* Start EXCERPTED RECORDS *

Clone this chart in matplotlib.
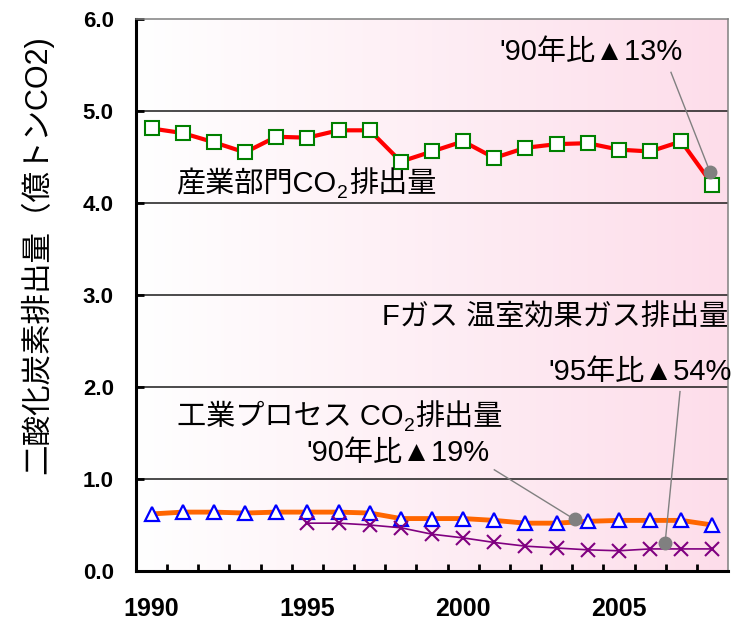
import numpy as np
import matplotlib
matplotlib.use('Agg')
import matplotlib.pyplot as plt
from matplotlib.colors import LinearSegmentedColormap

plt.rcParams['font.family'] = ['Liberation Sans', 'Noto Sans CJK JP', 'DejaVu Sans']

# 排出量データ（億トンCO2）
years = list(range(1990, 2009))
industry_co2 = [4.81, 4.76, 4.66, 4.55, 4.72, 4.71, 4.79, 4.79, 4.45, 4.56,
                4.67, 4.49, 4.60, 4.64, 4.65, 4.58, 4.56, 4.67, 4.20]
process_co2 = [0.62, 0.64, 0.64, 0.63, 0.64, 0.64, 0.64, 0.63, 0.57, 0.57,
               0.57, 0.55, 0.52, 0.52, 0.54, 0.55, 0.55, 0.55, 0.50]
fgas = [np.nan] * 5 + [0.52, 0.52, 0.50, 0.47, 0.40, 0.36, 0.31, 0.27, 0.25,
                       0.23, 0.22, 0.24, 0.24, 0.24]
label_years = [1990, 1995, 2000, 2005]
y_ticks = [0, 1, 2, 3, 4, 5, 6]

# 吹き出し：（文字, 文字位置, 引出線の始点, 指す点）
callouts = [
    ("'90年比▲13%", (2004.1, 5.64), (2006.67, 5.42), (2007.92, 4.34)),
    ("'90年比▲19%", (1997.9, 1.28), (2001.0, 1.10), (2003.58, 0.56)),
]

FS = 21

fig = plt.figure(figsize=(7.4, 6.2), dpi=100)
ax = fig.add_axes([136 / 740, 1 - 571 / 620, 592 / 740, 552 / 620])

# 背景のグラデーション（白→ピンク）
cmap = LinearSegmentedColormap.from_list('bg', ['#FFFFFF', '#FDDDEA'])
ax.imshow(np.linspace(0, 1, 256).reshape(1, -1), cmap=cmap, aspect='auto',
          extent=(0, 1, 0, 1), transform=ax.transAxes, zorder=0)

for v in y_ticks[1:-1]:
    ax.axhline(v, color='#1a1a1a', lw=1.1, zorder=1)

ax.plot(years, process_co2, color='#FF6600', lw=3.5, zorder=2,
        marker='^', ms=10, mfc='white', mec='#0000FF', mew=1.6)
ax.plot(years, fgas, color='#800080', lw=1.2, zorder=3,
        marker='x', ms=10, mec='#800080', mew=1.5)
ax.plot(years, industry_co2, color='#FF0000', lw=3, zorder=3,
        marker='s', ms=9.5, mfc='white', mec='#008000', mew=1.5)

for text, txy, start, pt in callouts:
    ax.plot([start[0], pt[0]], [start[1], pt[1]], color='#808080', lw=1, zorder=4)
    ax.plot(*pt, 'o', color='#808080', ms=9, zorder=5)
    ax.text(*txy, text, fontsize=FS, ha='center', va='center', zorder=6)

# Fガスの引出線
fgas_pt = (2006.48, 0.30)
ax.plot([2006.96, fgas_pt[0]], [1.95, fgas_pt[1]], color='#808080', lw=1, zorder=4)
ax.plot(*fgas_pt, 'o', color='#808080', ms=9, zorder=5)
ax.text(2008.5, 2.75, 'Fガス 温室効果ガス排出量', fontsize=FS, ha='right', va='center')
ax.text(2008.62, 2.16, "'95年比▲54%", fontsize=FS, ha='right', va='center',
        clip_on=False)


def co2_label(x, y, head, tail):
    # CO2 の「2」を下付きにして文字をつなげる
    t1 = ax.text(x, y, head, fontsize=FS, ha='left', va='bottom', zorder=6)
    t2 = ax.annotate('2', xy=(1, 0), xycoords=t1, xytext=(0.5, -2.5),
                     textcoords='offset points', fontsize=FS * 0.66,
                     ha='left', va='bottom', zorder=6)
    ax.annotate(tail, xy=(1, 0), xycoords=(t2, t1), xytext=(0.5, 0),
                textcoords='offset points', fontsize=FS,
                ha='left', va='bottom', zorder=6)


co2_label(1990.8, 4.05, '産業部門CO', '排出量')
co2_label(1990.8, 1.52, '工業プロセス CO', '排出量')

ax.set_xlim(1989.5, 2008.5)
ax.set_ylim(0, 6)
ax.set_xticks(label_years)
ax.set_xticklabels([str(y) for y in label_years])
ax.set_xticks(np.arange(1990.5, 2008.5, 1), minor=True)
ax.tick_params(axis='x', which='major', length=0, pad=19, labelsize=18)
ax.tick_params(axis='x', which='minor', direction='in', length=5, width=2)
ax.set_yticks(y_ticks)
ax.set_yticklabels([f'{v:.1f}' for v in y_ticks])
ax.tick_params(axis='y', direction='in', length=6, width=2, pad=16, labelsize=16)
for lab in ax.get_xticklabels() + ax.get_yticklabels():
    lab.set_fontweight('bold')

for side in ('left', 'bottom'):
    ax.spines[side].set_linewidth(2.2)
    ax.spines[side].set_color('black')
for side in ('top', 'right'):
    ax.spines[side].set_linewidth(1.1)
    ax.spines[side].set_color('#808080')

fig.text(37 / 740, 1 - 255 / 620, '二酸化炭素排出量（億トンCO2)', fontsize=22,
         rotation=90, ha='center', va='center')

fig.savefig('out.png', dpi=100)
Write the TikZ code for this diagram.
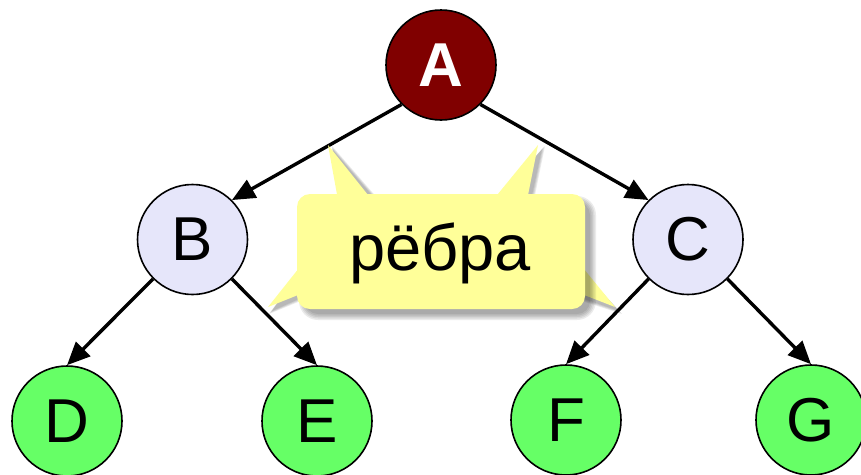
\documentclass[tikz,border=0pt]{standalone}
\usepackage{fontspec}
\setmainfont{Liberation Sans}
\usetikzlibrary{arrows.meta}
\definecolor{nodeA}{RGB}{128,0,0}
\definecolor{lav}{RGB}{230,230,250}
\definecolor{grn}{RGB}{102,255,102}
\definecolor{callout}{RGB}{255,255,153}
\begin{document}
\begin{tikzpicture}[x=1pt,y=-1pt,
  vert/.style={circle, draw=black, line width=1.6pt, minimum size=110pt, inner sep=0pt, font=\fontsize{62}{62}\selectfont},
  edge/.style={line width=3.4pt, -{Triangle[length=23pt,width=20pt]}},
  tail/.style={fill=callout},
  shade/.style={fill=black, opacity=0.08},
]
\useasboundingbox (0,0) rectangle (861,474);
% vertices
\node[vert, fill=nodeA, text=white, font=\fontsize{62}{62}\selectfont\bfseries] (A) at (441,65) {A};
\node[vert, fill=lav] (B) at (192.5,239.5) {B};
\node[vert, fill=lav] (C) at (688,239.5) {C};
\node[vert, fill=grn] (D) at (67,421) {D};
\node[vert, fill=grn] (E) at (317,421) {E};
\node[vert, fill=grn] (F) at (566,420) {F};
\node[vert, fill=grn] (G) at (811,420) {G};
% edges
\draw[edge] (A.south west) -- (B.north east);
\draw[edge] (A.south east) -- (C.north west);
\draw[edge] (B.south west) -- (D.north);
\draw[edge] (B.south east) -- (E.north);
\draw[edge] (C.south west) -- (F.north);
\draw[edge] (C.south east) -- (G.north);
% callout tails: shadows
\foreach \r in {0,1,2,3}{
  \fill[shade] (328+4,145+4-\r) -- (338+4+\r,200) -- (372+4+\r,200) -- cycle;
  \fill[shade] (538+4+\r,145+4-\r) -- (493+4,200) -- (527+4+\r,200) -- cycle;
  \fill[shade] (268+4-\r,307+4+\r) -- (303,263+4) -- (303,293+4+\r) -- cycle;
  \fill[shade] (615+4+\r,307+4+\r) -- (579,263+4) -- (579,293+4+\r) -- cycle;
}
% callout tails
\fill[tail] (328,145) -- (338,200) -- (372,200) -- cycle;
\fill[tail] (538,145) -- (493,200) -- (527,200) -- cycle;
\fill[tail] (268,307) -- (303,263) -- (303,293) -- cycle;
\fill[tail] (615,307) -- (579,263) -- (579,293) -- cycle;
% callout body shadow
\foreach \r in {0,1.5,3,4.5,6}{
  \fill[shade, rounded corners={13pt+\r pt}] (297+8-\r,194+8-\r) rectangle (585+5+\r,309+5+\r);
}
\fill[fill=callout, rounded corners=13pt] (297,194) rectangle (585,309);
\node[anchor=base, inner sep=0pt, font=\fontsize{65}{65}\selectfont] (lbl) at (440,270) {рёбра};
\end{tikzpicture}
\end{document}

* End EXCERPTED RECORDS *

Repeat only the lines from the beginning of the material through the line containing "ax.axhline(v, color='#1a1a1a', lw=1.1, zorder=1)", both ends kept, leaving pictures out.

Clone this chart in matplotlib.
import numpy as np
import matplotlib
matplotlib.use('Agg')
import matplotlib.pyplot as plt
from matplotlib.colors import LinearSegmentedColormap

plt.rcParams['font.family'] = ['Liberation Sans', 'Noto Sans CJK JP', 'DejaVu Sans']

# 排出量データ（億トンCO2）
years = list(range(1990, 2009))
industry_co2 = [4.81, 4.76, 4.66, 4.55, 4.72, 4.71, 4.79, 4.79, 4.45, 4.56,
                4.67, 4.49, 4.60, 4.64, 4.65, 4.58, 4.56, 4.67, 4.20]
process_co2 = [0.62, 0.64, 0.64, 0.63, 0.64, 0.64, 0.64, 0.63, 0.57, 0.57,
               0.57, 0.55, 0.52, 0.52, 0.54, 0.55, 0.55, 0.55, 0.50]
fgas = [np.nan] * 5 + [0.52, 0.52, 0.50, 0.47, 0.40, 0.36, 0.31, 0.27, 0.25,
                       0.23, 0.22, 0.24, 0.24, 0.24]
label_years = [1990, 1995, 2000, 2005]
y_ticks = [0, 1, 2, 3, 4, 5, 6]

# 吹き出し：（文字, 文字位置, 引出線の始点, 指す点）
callouts = [
    ("'90年比▲13%", (2004.1, 5.64), (2006.67, 5.42), (2007.92, 4.34)),
    ("'90年比▲19%", (1997.9, 1.28), (2001.0, 1.10), (2003.58, 0.56)),
]

FS = 21

fig = plt.figure(figsize=(7.4, 6.2), dpi=100)
ax = fig.add_axes([136 / 740, 1 - 571 / 620, 592 / 740, 552 / 620])

# 背景のグラデーション（白→ピンク）
cmap = LinearSegmentedColormap.from_list('bg', ['#FFFFFF', '#FDDDEA'])
ax.imshow(np.linspace(0, 1, 256).reshape(1, -1), cmap=cmap, aspect='auto',
          extent=(0, 1, 0, 1), transform=ax.transAxes, zorder=0)

for v in y_ticks[1:-1]:
    ax.axhline(v, color='#1a1a1a', lw=1.1, zorder=1)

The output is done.